Shabbat and Yom Tov are gifts to the Jewish people, and the Jewish people only. As such, we are permitted to benefit from work by a non-Jew on these days--provided the non-Jew is doing such work for his own benefit (Shabbat 122b). It is for this reason that a non-Jewish contractor can do work for a Jew on Shabbat; the hours he chooses to work are his own. However, Jewish law prohibits one from asking for, or even benefiting from, work that a non-Jew does of his own accord if done specifically for the benefit of the Jew.

As this is an area where many are liable to take unwarranted liberties, Jewish law is actually stricter regarding the work of a non-Jew on Shabbat as compared to that of a fellow Jew. In the latter case, one may benefit from work done by a Jew on Shabbat--say, making (kosher) pizza--immediately after Shabbat. There is little fear that a Jew will ask a fellow Jew to perform a forbidden activity on his behalf on Shabbat. Such is not the case with a non-Jew. To deter one from asking a non-Jew to do work on one's behalf on Shabbat, our Sages ruled that one may not derive benefit from the work of a non-Jew until enough time has passed after Shabbat that the work could have been completed from beginning to end after Shabbat (Beitzah 24b). One has to wait a couple of hours before eating the pizza made by their friendly non-Jewish neighbour on their behalf.

On Yom Tov, one may engage in melachat ochel nefesh, work needed for the preparation of food for use that day: "that which is eaten by all people, that alone may be done for you" (Shemot 12:16). Our Sages needed to define the exact parameters of ochel nefesh. Thus, for example, they allowed the slaughter of animals on Yom Tov[1], but not trapping them for slaughter. That was considered too far removed from the process of food preparation.
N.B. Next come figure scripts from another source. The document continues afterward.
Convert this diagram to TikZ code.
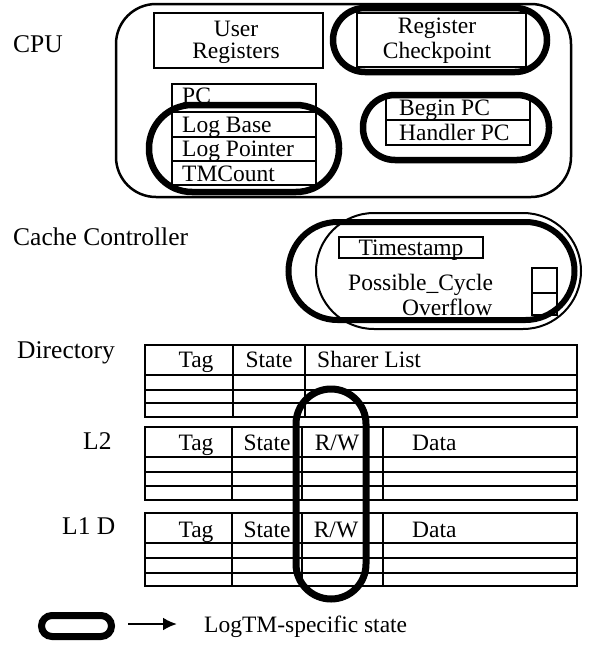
\documentclass[tikz,border=0pt]{standalone}
\usepackage{fontspec}
\setmainfont{Liberation Serif}
\usetikzlibrary{arrows.meta}
\begin{document}
\begin{tikzpicture}[x=1pt,y=-1pt,
  thinbox/.style={draw, line width=2pt},
  tbl/.style={line width=2.2pt},
  logtm/.style={draw, line width=6.5pt},
  txt/.style={inner sep=0pt, font=\fontsize{23.5}{26}\selectfont},
  lbl/.style={inner sep=0pt, font=\fontsize{25.5}{28}\selectfont}]
\useasboundingbox (0,0) rectangle (592,645);

% ---------- CPU ----------
\node[lbl, anchor=base west] (cpulbl) at (13,52) {CPU};
\draw[line width=2.5pt, rounded corners=40pt] (116,4) rectangle (571,197);

\draw[thinbox] (154,13) rectangle (323,68);
\node[txt, anchor=base] (user1) at (236,36) {User};
\node[txt, anchor=base] (user2) at (236,58) {Registers};

\draw[thinbox] (357,13) rectangle (526,67);
\node[txt, anchor=base] (chk1) at (437,33) {Register};
\node[txt, anchor=base] (chk2) at (437,58) {Checkpoint};

\draw[thinbox] (172,84) rectangle (316,185);
\draw[thinbox] (172,112) -- (316,112);
\draw[thinbox] (172,137) -- (316,137);
\draw[thinbox] (172,161) -- (316,161);
\node[txt, anchor=base west] (pc) at (182,103) {PC};
\node[txt, anchor=base west] (logbase) at (182,132) {Log Base};
\node[txt, anchor=base west] (logptr) at (182,156) {Log Pointer};
\node[txt, anchor=base west] (tmcount) at (182,181) {TMCount};

\draw[thinbox] (386,97) rectangle (530,145);
\draw[thinbox] (386,120) -- (530,120);
\node[txt, anchor=base west] (beginpc) at (399,115) {Begin PC};
\node[txt, anchor=base west] (handlerpc) at (399,140) {Handler PC};

\draw[logtm, rounded corners=32pt] (333,8) rectangle (547,72);
\draw[logtm, rounded corners=32pt] (363,95) rectangle (549,160);
\draw[logtm, rounded corners=43pt] (149,105) rectangle (339,192);

% ---------- Cache controller ----------
\node[lbl, anchor=base west] (cclbl) at (13,245) {Cache Controller};
\draw[line width=2pt, rounded corners=58pt] (316,213) rectangle (581,329);
\draw[line width=6pt, rounded corners=49pt] (288.5,222) rectangle (574.5,320);
\draw[thinbox, line width=2.5pt] (339,237) rectangle (483,258);
\node[txt, anchor=base] (timestamp) at (411,255) {Timestamp};
\node[txt, anchor=base west] (posscyc) at (348,290) {Possible\_Cycle};
\node[txt, anchor=base west] (overflow) at (402,315) {Overflow};
\draw[thinbox, line width=2.5pt] (532,268) rectangle (557,315);
\draw[thinbox, line width=2.5pt] (532,293) -- (557,293);

% ---------- Directory ----------
\node[lbl, anchor=base west] (dirlbl) at (17,358) {Directory};
\draw[tbl] (145,345) rectangle (577,417);
\foreach \yy in {375,390,403} \draw[tbl] (145,\yy) -- (577,\yy);
\foreach \xx in {233,305} \draw[tbl] (\xx,345) -- (\xx,417);
\node[txt, anchor=base] (dtag) at (196,367) {Tag};
\node[txt, anchor=base] (dstate) at (269,367) {State};
\node[txt, anchor=base west] (dsharer) at (317,367) {Sharer List};

% ---------- L2 ----------
\node[lbl, anchor=base west] (l2lbl) at (83,449) {L2};
\draw[tbl] (145,427) rectangle (577,500);
\foreach \yy in {457,472,486} \draw[tbl] (145,\yy) -- (577,\yy);
\foreach \xx in {232,302,383} \draw[tbl] (\xx,427) -- (\xx,500);
\node[txt, anchor=base] (l2tag) at (196,450) {Tag};
\node[txt, anchor=base] (l2state) at (267,450) {State};
\node[txt, anchor=base] (l2rw) at (337,450) {R/W};
\node[txt, anchor=base west] (l2data) at (412,450) {Data};

% ---------- L1 D ----------
\node[lbl, anchor=base west] (l1lbl) at (62,534) {L1 D};
\draw[tbl] (145,513) rectangle (577,586);
\foreach \yy in {543,558,573} \draw[tbl] (145,\yy) -- (577,\yy);
\foreach \xx in {232,302,383} \draw[tbl] (\xx,513) -- (\xx,586);
\node[txt, anchor=base] (l1tag) at (196,537) {Tag};
\node[txt, anchor=base] (l1state) at (267,537) {State};
\node[txt, anchor=base] (l1rw) at (336,537) {R/W};
\node[txt, anchor=base west] (l1data) at (412,537) {Data};

\draw[line width=7pt, rounded corners=35pt] (296,389) rectangle (366,599);

% ---------- Legend ----------
\draw[line width=7pt, rounded corners=10.5pt] (41.5,615.5) rectangle (111.5,636.5);
\coordinate (legA) at (128,624);
\node[txt, anchor=base west] (legtxt) at (204,632) {LogTM-specific state};
\coordinate (legB) at (177,624);
\draw[line width=2.5pt, -{Latex[length=14pt,width=13pt]}] (legA) -- (legB);
\end{tikzpicture}
\end{document}
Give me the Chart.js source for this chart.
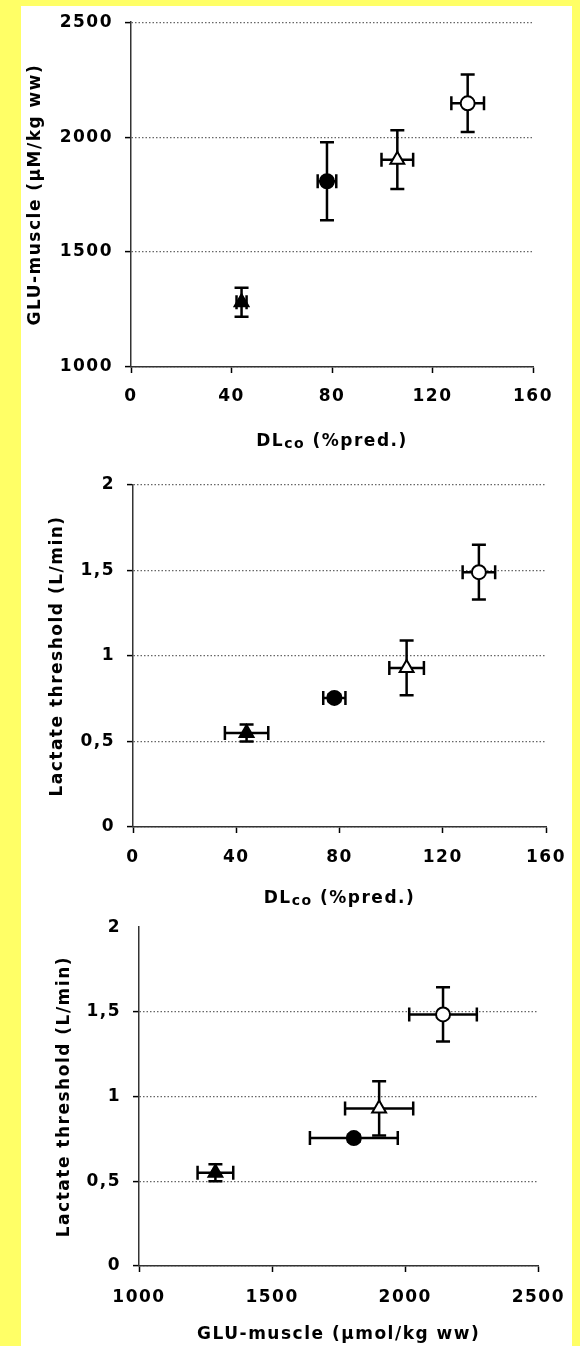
<!DOCTYPE html>
<html>
<head>
<meta charset="utf-8">
<script src="https://cdn.jsdelivr.net/npm/chart.js@4.4.1/dist/chart.umd.min.js"></script>
<style>
  html, body { margin: 0; padding: 0; background: #ffff66; }
  #page { position: relative; width: 580px; height: 1346px; overflow: hidden; }
  #panel { position: absolute; left: 21px; top: 6px; width: 551px; height: 1340px; background: #fff; }
  canvas { position: absolute; left: 0; }
</style>
</head>
<body>
<div id="page">
  <div id="panel"></div>
  <canvas id="c1" width="580" height="458" style="top:0"></canvas>
  <canvas id="c2" width="580" height="454" style="top:458px"></canvas>
  <canvas id="c3" width="580" height="441" style="top:905px"></canvas>
</div>
<script>
/* three scatter panels with x/y error bars (group means +- SE) */

// group markers: filled triangle, filled circle, open triangle, open circle
const markerStyle = ['triangle', 'circle', 'triangle', 'circle'];
const markerFill = ['#000', '#000', '#fff', '#fff'];
const markerSize = [8, 7, 8, 7];

// panel A: GLU-muscle vs DLco
const dlcoA = [44, 78, 106, 134];
const dlcoErrA = [2, 3.7, 6.3, 6.5];
const gluA = [1282, 1808, 1902, 2147];
const gluErrA = [63, 170, 128, 125];

// panel B: lactate threshold vs DLco
const dlcoB = [44, 78, 106, 134];
const dlcoErrB = [8.4, 4.3, 6.7, 6.3];
const ltB = [0.55, 0.755, 0.93, 1.49];
const ltErrB = [0.05, 0.02, 0.16, 0.16];

// panel C: lactate threshold vs GLU-muscle
const gluC = [1287, 1807, 1902, 2142];
const gluErrC = [67, 165, 128, 127];
const ltC = [0.55, 0.755, 0.93, 1.485];
const ltErrC = [0.05, 0.02, 0.16, 0.16];

// axis ticks
const dlcoTicks = [0, 40, 80, 120, 160];
const gluTicks = [1000, 1500, 2000, 2500];
const ltTicks = [0, 0.5, 1, 1.5, 2];

const FONT = "'DejaVu Sans', 'Liberation Sans', sans-serif";
const tickFont = { family: FONT, size: 17, weight: 'bold' };
const titleFont = { family: FONT, size: 17, weight: 'bold' };
const GRID = '#666';
const CAP = 7;

const comma = (v) => String(v).replace('.', ',');

// wide tracking like the scanned figure; canvas resets state on resize so set it often
const tracking = {
  id: 'tracking',
  beforeLayout(chart) { chart.ctx.letterSpacing = '1.5px'; },
  beforeDraw(chart) { chart.ctx.letterSpacing = '1.5px'; }
};

// error bars drawn under the markers, from the dataset's xErr / yErr arrays
const errorBars = {
  id: 'errorBars',
  beforeDatasetsDraw(chart) {
    const { ctx } = chart, sx = chart.scales.x, sy = chart.scales.y;
    chart.data.datasets.forEach((ds) => {
      ctx.save();
      ctx.strokeStyle = '#000'; ctx.lineWidth = 2.5; ctx.setLineDash([]);
      ds.data.forEach((p, i) => {
        const px = sx.getPixelForValue(p.x), py = sy.getPixelForValue(p.y);
        const x0 = sx.getPixelForValue(p.x - ds.xErr[i]), x1 = sx.getPixelForValue(p.x + ds.xErr[i]);
        const y0 = sy.getPixelForValue(p.y - ds.yErr[i]), y1 = sy.getPixelForValue(p.y + ds.yErr[i]);
        ctx.beginPath();
        ctx.moveTo(x0, py); ctx.lineTo(x1, py);
        ctx.moveTo(x0, py - CAP); ctx.lineTo(x0, py + CAP);
        ctx.moveTo(x1, py - CAP); ctx.lineTo(x1, py + CAP);
        ctx.moveTo(px, y0); ctx.lineTo(px, y1);
        ctx.moveTo(px - CAP, y0); ctx.lineTo(px + CAP, y0);
        ctx.moveTo(px - CAP, y1); ctx.lineTo(px + CAP, y1);
        ctx.stroke();
      });
      ctx.restore();
    });
  }
};

// "DLco (%pred.)" with the subscript, centred under the plot
const dlcoTitle = (baseline) => ({
  id: 'dlcoTitle',
  afterDraw(chart) {
    const { ctx, chartArea } = chart;
    const parts = [['DL', 17, 0], ['co', 14, 2], [' (%pred.)', 17, 0]];
    ctx.save();
    ctx.letterSpacing = '1.5px';
    ctx.fillStyle = '#000'; ctx.textAlign = 'left'; ctx.textBaseline = 'alphabetic';
    let total = 0;
    parts.forEach((p) => { ctx.font = `bold ${p[1]}px ${FONT}`; total += ctx.measureText(p[0]).width; });
    let x = (chartArea.left + chartArea.right) / 2 - total / 2;
    parts.forEach((p) => {
      ctx.font = `bold ${p[1]}px ${FONT}`;
      ctx.fillText(p[0], x, baseline + p[2]);
      x += ctx.measureText(p[0]).width;
    });
    ctx.restore();
  }
});

function points(xs, ys) { return xs.map((x, i) => ({ x, y: ys[i] })); }

function makePanel(id, cfg) {
  const hideAt = cfg.hideGridAt;
  const gridColor = (c) => (c.tick && c.tick.value === hideAt ? 'rgba(0,0,0,0)' : GRID);
  const tickColor = (c) => (c.tick && c.tick.value === hideAt ? 'rgba(0,0,0,0)' : '#000');
  return new Chart(document.getElementById(id), {
    type: 'scatter',
    data: { datasets: [{
      data: points(cfg.xs, cfg.ys), xErr: cfg.xErr, yErr: cfg.yErr,
      pointStyle: markerStyle, pointRadius: markerSize, pointHoverRadius: markerSize,
      backgroundColor: markerFill, borderColor: '#000', borderWidth: 2
    }]},
    options: {
      responsive: false, animation: false, events: [],
      layout: { padding: { left: 0, right: cfg.right, top: cfg.top, bottom: 0 } },
      plugins: { legend: { display: false }, tooltip: { enabled: false } },
      scales: {
        x: {
          type: 'linear', min: cfg.xTicks[0], max: cfg.xTicks[cfg.xTicks.length - 1],
          afterBuildTicks: (s) => { s.ticks = cfg.xTicks.map((v) => ({ value: v })); },
          grid: { drawOnChartArea: false, tickLength: 6, tickColor: '#000', tickWidth: 1.5 },
          border: { color: '#333', width: 1.5 },
          ticks: { font: tickFont, color: '#000', padding: cfg.xPad, maxRotation: 0, callback: comma },
          title: cfg.xTitle ? { display: true, text: cfg.xTitle, font: titleFont, color: '#000', padding: { top: 0, bottom: 1 } } : { display: false },
          afterFit: (s) => { s.height = cfg.xHeight; }
        },
        y: {
          type: 'linear', min: cfg.yTicks[0], max: cfg.yTicks[cfg.yTicks.length - 1],
          afterBuildTicks: (s) => { s.ticks = cfg.yTicks.map((v) => ({ value: v })); },
          grid: { color: gridColor, lineWidth: 1.2, tickLength: 6, tickColor: tickColor, tickWidth: 1.5 },
          border: { color: '#333', width: 1.5, dash: [1.5, 2] },
          ticks: { font: tickFont, color: '#000', padding: 12, callback: comma },
          title: { display: true, text: cfg.yTitle, font: titleFont, color: '#000', padding: { top: cfg.yTitleTop, bottom: 0 } },
          afterFit: (s) => { s.width = cfg.yWidth; }
        }
      }
    },
    plugins: [tracking, errorBars].concat(cfg.extra || [])
  });
}

makePanel('c1', {
  xs: dlcoA, ys: gluA, xErr: dlcoErrA, yErr: gluErrA,
  xTicks: dlcoTicks, yTicks: gluTicks, yTitle: 'GLU-muscle (µM/kg ww)',
  top: 20, right: 47, yWidth: 131, xHeight: 91, xPad: 13, yTitleTop: 25,
  extra: [dlcoTitle(446)]
});

makePanel('c2', {
  xs: dlcoB, ys: ltB, xErr: dlcoErrB, yErr: ltErrB,
  xTicks: dlcoTicks, yTicks: ltTicks, yTitle: 'Lactate threshold (L/min)',
  top: 27, right: 30, yWidth: 133, xHeight: 85, xPad: 14, yTitleTop: 47,
  extra: [dlcoTitle(445)]
});

makePanel('c3', {
  xs: gluC, ys: ltC, xErr: gluErrC, yErr: ltErrC,
  xTicks: gluTicks, yTicks: ltTicks, yTitle: 'Lactate threshold (L/min)',
  xTitle: 'GLU-muscle (µmol/kg ww)',
  top: 18, right: 34, yWidth: 139, xHeight: 80, xPad: 15, yTitleTop: 54,
  hideGridAt: 2
});
</script>
</body>
</html>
"It once happened that a non-Jew [on Yom Tov] brought fish to Rabban Gamliel. He said, 'they are permitted, but I do not wish to receive them from him'" (Beitza 24a). As the Gemara explains, Rabban Gamliel was of the view that, in a case of doubt as to whether the animals were "trapped" before Yom Tov or only after the onset of Yom Tov, one could be lenient and allow their use. While Rabban Gamliel ruled leniently, that was for others; for himself, he presumably wanted to be strict.[2]

This is not something that should surprise us, nor was this was this an isolated phenomenon. The application of the law is as much an art as a science. As we have often noted, two people can ask the exact same question and get different answers, each appropriate for his or her own personal circumstances. So it is readily understandable that a rabbi would rule one way for others, yet act differently himself[3].

"In three cases, Rabban Gamliel was strict in accordance with the opinion of Beit Shammai...from the days of my father's house (beit abba), we would not bake large loaves, but thin wafers. They said to him, 'What shall we do about your father's home[4], who were strict on themselves and lenient for all of Israel so they could bake large loaves and thick cakes?" (Beitza 21b).

Just as there are times where it may be appropriate to adopt a more stringent position, there are times when being more lenient than others is the correct approach. "He also gave three lenient can prepare a broiled lamb on the night of Passover. And the Sages forbid it" (ibid 22b). Rabban Gamliel was neither strict nor lenient--judging each case on its own merits.

While Rabban Gamliel ruled that one may take the fish from a non-Jew on Yom Tov, future generations debated the extent of his leniency. "Rav says: they are permitted to be received; and Levi says: they are permitted to be eaten. Rav said: A person should never absent themselves from the Beit Midrash even for a single hour, for I and Levi were both present when Rabbi [Yehuda Hanassi] taught this lesson. In the evening, he said: they are permitted to be eaten; on the [following] morning, he said: they are permitted to be received. I who was present in the Beit Midrash retracted, [but] Levi who was not present in the Academy did not retract" (Beitza 24b).

While it is most unlikely a non-Jew will bring us fish on Yom Tov, the teaching that we should spend as much time as possible in the Beit Midrash is a most relevant one.

[1] Nowadays, such is not allowed as with modern food production and refrigeration, we never eat meat the day it is slaughtered, so that there is no reason to slaughter an animal on Yom Tov itself.  

[2] Rashi, apparently based on the Mishnah's wording of "he did not want to accept it from him", explains that Rabban Gamliel's refusal was specific to this non-Jew, whom he did not like--but under normal circumstances, he, too, would eat the food.

[3] Of course, circumstances might dictate that a rabbi specifically act as he rules for others. This is often the case today, where failure to do so can easily lead to cynicism.

[4] What is fascinating is that Rabban Gamliel was a direct descendant of Hillel, yet there was no hesitation for the family tradition to follow the approach of Beit Shammai.